▶ What you have to do: Find how many lines in the data below include the word "React", then write only that number.

══ Dataset content ══

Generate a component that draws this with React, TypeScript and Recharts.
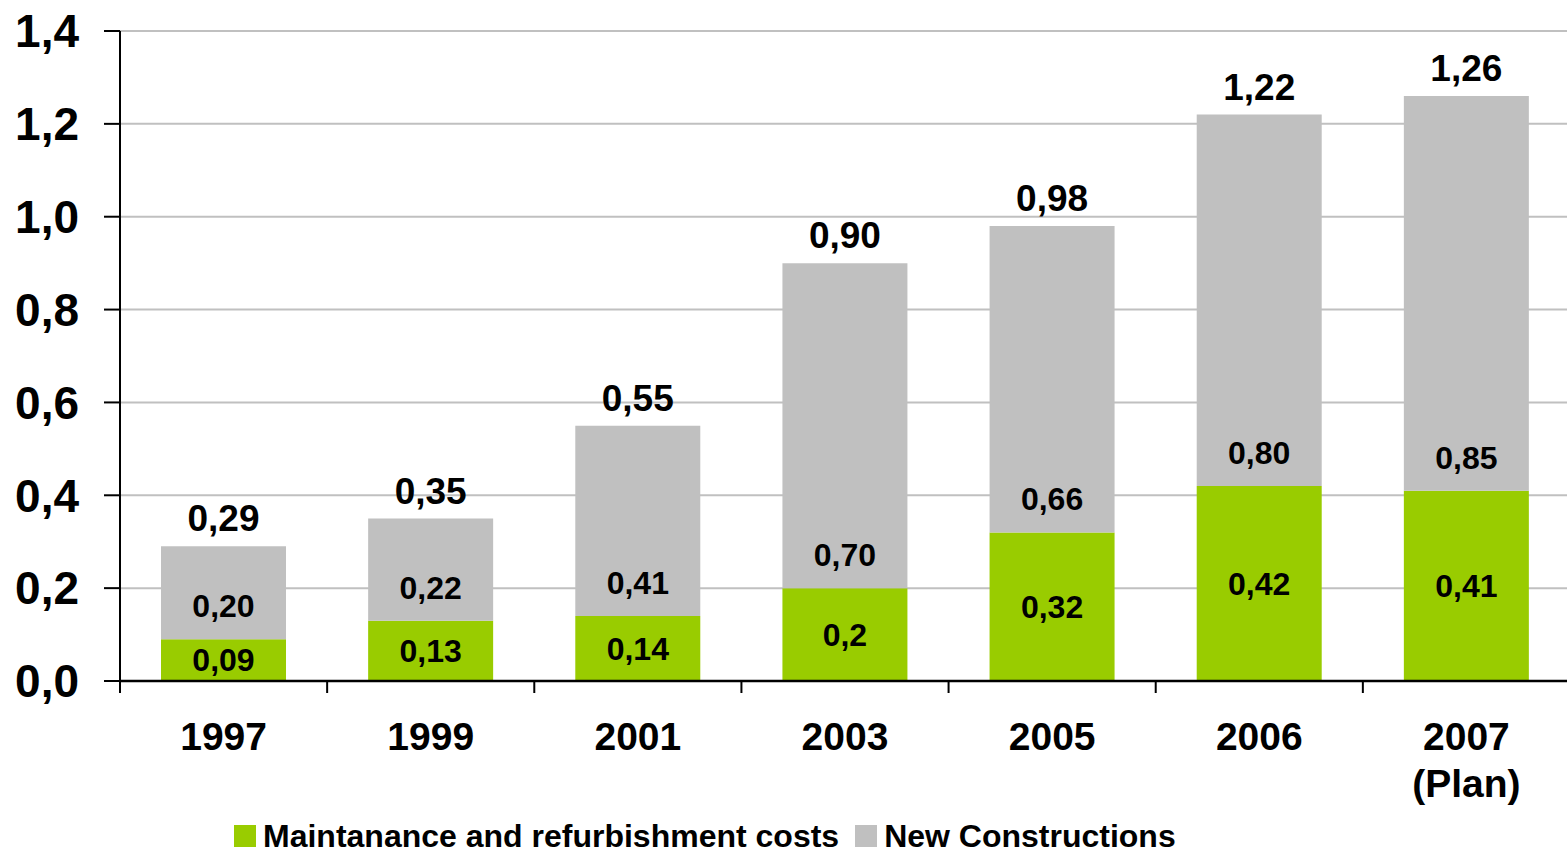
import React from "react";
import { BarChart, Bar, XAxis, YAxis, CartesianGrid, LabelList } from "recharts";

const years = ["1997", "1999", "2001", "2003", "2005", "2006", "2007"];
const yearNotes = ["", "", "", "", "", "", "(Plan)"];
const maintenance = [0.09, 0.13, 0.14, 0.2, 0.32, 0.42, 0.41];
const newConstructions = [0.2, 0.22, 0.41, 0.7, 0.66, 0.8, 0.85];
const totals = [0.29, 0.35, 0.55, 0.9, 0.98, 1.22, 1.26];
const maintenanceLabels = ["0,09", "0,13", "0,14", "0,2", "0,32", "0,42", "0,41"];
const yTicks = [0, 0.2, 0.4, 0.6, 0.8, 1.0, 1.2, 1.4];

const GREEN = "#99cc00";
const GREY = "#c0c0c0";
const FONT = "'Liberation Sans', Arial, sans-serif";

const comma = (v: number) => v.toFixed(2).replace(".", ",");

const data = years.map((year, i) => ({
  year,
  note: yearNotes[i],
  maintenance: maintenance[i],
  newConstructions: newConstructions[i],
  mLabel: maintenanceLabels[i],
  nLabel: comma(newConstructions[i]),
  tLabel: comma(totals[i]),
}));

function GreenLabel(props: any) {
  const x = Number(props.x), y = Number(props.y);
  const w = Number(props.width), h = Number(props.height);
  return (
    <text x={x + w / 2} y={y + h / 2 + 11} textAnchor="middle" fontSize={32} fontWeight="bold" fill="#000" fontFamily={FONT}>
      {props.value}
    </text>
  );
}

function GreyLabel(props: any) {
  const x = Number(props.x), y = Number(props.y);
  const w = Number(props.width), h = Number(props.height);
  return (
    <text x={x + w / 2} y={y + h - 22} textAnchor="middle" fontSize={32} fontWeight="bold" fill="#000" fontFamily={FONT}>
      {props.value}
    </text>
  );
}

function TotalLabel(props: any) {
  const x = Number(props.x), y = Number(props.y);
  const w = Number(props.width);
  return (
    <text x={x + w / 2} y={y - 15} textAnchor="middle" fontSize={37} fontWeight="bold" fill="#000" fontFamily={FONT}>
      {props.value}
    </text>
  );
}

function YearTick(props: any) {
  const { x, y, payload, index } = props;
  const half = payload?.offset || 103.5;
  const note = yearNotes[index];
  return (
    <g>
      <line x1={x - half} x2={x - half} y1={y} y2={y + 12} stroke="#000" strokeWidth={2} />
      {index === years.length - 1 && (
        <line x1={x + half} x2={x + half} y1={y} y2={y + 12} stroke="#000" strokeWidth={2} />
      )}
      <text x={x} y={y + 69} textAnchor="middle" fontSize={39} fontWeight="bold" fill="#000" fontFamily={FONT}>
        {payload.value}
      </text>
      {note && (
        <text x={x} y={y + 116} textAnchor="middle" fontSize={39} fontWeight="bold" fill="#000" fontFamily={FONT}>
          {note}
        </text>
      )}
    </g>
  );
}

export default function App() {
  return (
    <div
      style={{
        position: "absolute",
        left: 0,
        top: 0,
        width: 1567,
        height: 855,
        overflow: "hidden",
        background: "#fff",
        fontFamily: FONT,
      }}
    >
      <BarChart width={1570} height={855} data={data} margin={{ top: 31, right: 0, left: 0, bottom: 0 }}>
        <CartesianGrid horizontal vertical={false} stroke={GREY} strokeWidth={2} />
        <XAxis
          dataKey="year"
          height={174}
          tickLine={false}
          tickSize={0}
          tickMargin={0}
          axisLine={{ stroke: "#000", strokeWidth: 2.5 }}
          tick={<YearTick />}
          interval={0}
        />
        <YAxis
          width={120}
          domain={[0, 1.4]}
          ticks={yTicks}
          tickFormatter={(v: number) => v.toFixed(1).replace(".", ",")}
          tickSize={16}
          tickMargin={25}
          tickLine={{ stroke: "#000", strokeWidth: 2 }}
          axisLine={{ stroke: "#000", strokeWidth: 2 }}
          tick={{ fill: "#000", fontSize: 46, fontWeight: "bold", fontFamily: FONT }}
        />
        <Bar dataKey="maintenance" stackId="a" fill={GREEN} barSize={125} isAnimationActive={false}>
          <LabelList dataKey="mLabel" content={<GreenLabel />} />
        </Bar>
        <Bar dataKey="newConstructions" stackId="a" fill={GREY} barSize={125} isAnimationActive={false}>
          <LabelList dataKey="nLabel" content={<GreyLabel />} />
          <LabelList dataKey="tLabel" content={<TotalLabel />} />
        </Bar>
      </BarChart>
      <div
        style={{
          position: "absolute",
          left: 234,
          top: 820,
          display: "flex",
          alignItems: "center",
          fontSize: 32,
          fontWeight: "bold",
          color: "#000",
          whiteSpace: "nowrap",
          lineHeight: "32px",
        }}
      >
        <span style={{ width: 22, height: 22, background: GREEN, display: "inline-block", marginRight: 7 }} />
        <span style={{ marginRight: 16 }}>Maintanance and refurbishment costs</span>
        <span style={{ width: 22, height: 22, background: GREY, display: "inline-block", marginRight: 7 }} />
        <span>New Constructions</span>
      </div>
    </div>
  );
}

═══

▶ Full answer: 2